Die meisten in der EU gekauften Bio-Produkte werden dort auch hergestellt. Bei Kontrollen privater oder öffentlicher Stellen werden vor Ort Herstellungs- und Verarbeitungsräume inspiziert und die Buchführung geprüft sowie Proben entnommen und auf nicht zugelassene Stoffe getestet. Die EU-Kommission überwacht die Kontrollen in der EU und kann dies auch in Drittländern tun. Der Rechnungshof fordert die Kommission auf, Schwächen gemeinsam mit den EU-Staaten zu beheben.

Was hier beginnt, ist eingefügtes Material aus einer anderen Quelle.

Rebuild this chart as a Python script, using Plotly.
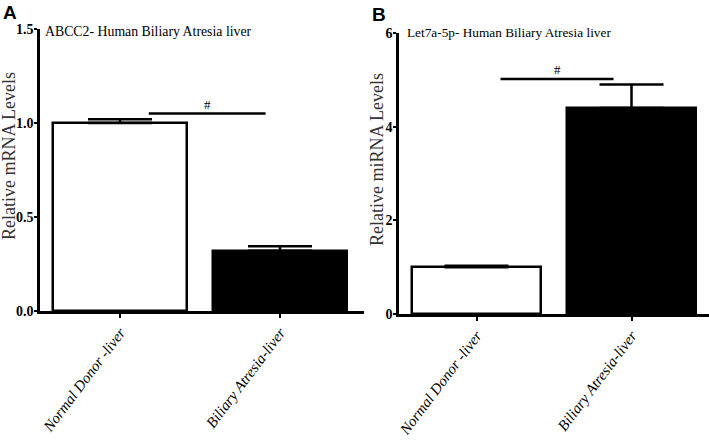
import plotly.graph_objects as go

W, H = 709, 441

# ---- data ----
categories = ["Normal Donor -liver", "Biliary Atresia-liver"]
abcc2_values = [1.0, 0.32]
abcc2_errors = [0.02, 0.025]
let7a_values = [1.0, 4.40]
let7a_errors = [0.03, 0.50]
abcc2_sig_x = [0.18, 0.91]
abcc2_sig_y = 1.05
let7a_sig_x = [0.155, 0.884]
let7a_sig_y = 5.02
abcc2_ticks = [0, 0.5, 1.0, 1.5]
abcc2_ticklabels = ["0.0", "0.5", "1.0", "1.5"]
let7a_ticks = [0, 2, 4, 6]
let7a_ticklabels = ["0", "2", "4", "6"]
bar_colors = ["white", "black"]

SERIF = "Liberation Serif"

def px(x):
    return x / W

def py(y):
    return 1 - y / H

fig = go.Figure()

for vals, errs, xa, ya in [(abcc2_values, abcc2_errors, "x", "y"),
                           (let7a_values, let7a_errors, "x2", "y2")]:
    fig.add_trace(go.Bar(
        x=[0, 1], y=vals, xaxis=xa, yaxis=ya,
        width=0.835,
        marker=dict(color=bar_colors, line=dict(color="black", width=2.5)),
        error_y=dict(type="data", symmetric=False, array=errs,
                     arrayminus=[0, 0], color="black", thickness=2.5, width=32),
        showlegend=False, hoverinfo="skip",
    ))

tickfont_y = dict(family=SERIF, size=14, color="black", weight="bold")
tickfont_x = dict(family=SERIF, size=15, color="black", style="italic")

common_x = dict(showline=True, linecolor="black", linewidth=2.5, ticks="outside",
                ticklen=4, tickwidth=2, tickcolor="black", tickmode="array",
                tickvals=[0, 1], ticktext=categories, tickangle=-53,
                tickfont=tickfont_x, showgrid=False, zeroline=False, fixedrange=True,
                automargin=False)
common_y = dict(showline=True, linecolor="black", linewidth=2.5, ticks="outside",
                ticklen=3, tickwidth=2, tickcolor="black", tickmode="array",
                ticklabelstandoff=-2,
                tickfont=tickfont_y, showgrid=False, zeroline=False, fixedrange=True,
                automargin=False)

fig.update_layout(
    template="none",
    width=W, height=H,
    margin=dict(l=0, r=0, t=0, b=0, pad=0),
    paper_bgcolor="white", plot_bgcolor="white",
    bargap=0,
    xaxis=dict(domain=[px(40), px(364)], range=[-0.5, 1.525], anchor="y", **common_x),
    yaxis=dict(domain=[py(311), py(29)], range=[0, 1.5], anchor="x",
               tickvals=abcc2_ticks, ticktext=abcc2_ticklabels, **common_y),
    xaxis2=dict(domain=[px(399), px(709)], range=[-0.5, 1.5], anchor="y2", **common_x),
    yaxis2=dict(domain=[py(314), py(33)], range=[0, 6], anchor="x2",
                tickvals=let7a_ticks, ticktext=let7a_ticklabels, **common_y),
)

# significance lines
fig.add_shape(type="line", xref="x", yref="y", x0=abcc2_sig_x[0], x1=abcc2_sig_x[1],
              y0=abcc2_sig_y, y1=abcc2_sig_y, line=dict(color="black", width=2.5))
fig.add_shape(type="line", xref="x2", yref="y2", x0=let7a_sig_x[0], x1=let7a_sig_x[1],
              y0=let7a_sig_y, y1=let7a_sig_y, line=dict(color="black", width=2.5))
fig.add_annotation(xref="x", yref="y", x=sum(abcc2_sig_x) / 2, y=abcc2_sig_y,
                   text="#", showarrow=False, yanchor="bottom", yshift=0,
                   font=dict(family=SERIF, size=13, color="black"))
fig.add_annotation(xref="x2", yref="y2", x=sum(let7a_sig_x) / 2, y=let7a_sig_y,
                   text="#", showarrow=False, yanchor="bottom", yshift=0,
                   font=dict(family=SERIF, size=13, color="black"))

# panel titles
fig.add_annotation(xref="paper", yref="paper", x=px(43), y=py(31), text="ABCC2- Human Biliary Atresia liver",
                   showarrow=False, xanchor="left", yanchor="middle",
                   font=dict(family=SERIF, size=13.8, color="black"))
fig.add_annotation(xref="paper", yref="paper", x=px(405), y=py(33), text="Let7a-5p- Human Biliary Atresia liver",
                   showarrow=False, xanchor="left", yanchor="middle",
                   font=dict(family=SERIF, size=13.3, color="black"))

# y-axis titles
fig.add_annotation(xref="paper", yref="paper", x=px(9), y=py(156), text="Relative mRNA Levels",
                   showarrow=False, textangle=-90, xanchor="center", yanchor="middle",
                   font=dict(family=SERIF, size=18, color="#333"))
fig.add_annotation(xref="paper", yref="paper", x=px(377), y=py(159), text="Relative miRNA Levels",
                   showarrow=False, textangle=-90, xanchor="center", yanchor="middle",
                   font=dict(family=SERIF, size=18, color="#333"))

# panel letters
fig.add_annotation(xref="paper", yref="paper", x=px(10), y=py(12), text="A",
                   showarrow=False, xanchor="center", yanchor="middle",
                   font=dict(family="Liberation Sans", size=19, color="black", weight="bold"))
fig.add_annotation(xref="paper", yref="paper", x=px(379), y=py(14), text="B",
                   showarrow=False, xanchor="center", yanchor="middle",
                   font=dict(family="Liberation Sans", size=19, color="black", weight="bold"))

fig.write_html("out.html", config={"displayModeBar": False},
               post_script="document.body.style.margin='0';")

Für ihren Bericht überprüfte der Rechnungshof 2018 unter anderem Akten aus Deutschland (Nordrhein-Westfalen), Irland, Spanien, Frankreich, Italien und Großbritannien. Diese Länder hätten seit dem letzten Rechnungshof-Bericht von 2012 zwar viele Schwachstellen behoben. Deutschland etwa habe das Recht geändert. Aber es gebe weiterhin Probleme. Der Rechnungshof besuchte auch das EU-Land Bulgarien, wo die Anzahl der Bio-Betriebe in den vergangenen Jahren rasch gewachsen ist, und Tschechien, wo es große Bio-Landwirtschaftsflächen gibt.

EU-Bio-Logo

Das grüne Logo mit zwölf weißen Sternen, die ein Blatt formen, soll dem Verbraucher zeigen: Hier steckt ein zertifiziertes Bio-Produkt drin. Alle verpackten Bio-Lebensmittel aus der Europäischen Union (EU) müssen mit dem Logo gekennzeichnet sein. Das zweite politische Gütesiegel ist das deutsche Bio-Siegel – ein grün umrandetes Sechseck. Dessen Abdruck ist freiwillig. Beide Zeichen sollen dem Käufer eine erste Orientierung bieten, die Produkte müssen vergleichbare Anforderungen erfüllen.

Demeter

Anders als von der EU Öko Verordnung vorgeschrieben, darf der Betrieb nicht nur teilweise auf Bio umstellen – er muss es komplett machen. Auf Demeter-Höfen muss es auch Tiere geben. Für deren Haltung gelten verschiedene Regeln, beispielsweise dürfen Rinder nicht enthornt werden. Auch bei Saatgut, Verarbeitung und Düngemitteln gelten strengere Regeln.

Naturland

Auch bei Naturland ist es nicht erlaubt, einen Betrieb nur teilweise auf Bio umzustellen. Außerdem muss beispielsweise 50 Prozent des Futters vom eigenen Hof stammen. In der Produktion spielen auch soziale Verantwortung und weltweit faire Landwirtschaft eine Rolle.

Ecovin

Auch Winzer können Öko: Tragen Weine, Sekt und Co. das Ecovin-Logo auf der Flasche, sind sie aus ökologisch erzeugten Trauben hergestellt. Nach Angaben des Verbandes gibt es 217 Mitgliedsbetriebe, die diese Ansprüche erfüllen.

Bioland

Auch hier gehen die Anforderungen über die EU-Richtlinien hinaus: Produkte, die das dunkelgrüne Bioland-Logo tragen, müssen aus einem komplett biologisch bewirtschafteten Betrieb stammen. Beispielsweise die Zahl der Tiere pro Hektar oder die Menge des eingesetzten Stickstoffdüngers sind begrenzt. Bioland-Produkte dürfen nur 23 Zusatzstoffe enthalten.

Biokreis

Biokreis-Produkte müssen von Betrieben stammen, die komplett ökologisch wirtschaften. Der Zukauf von Dünger und Futter ist begrenzt, die Tiere auf Biokreis-Höfen müssen zu mindestens 50 Prozent Grünfutter bekommen. Der Verband will außerdem Landwirte, Verarbeiter und Händler zusammenbringen und so für kurze Transportwege und persönliche Beziehungen sorgen.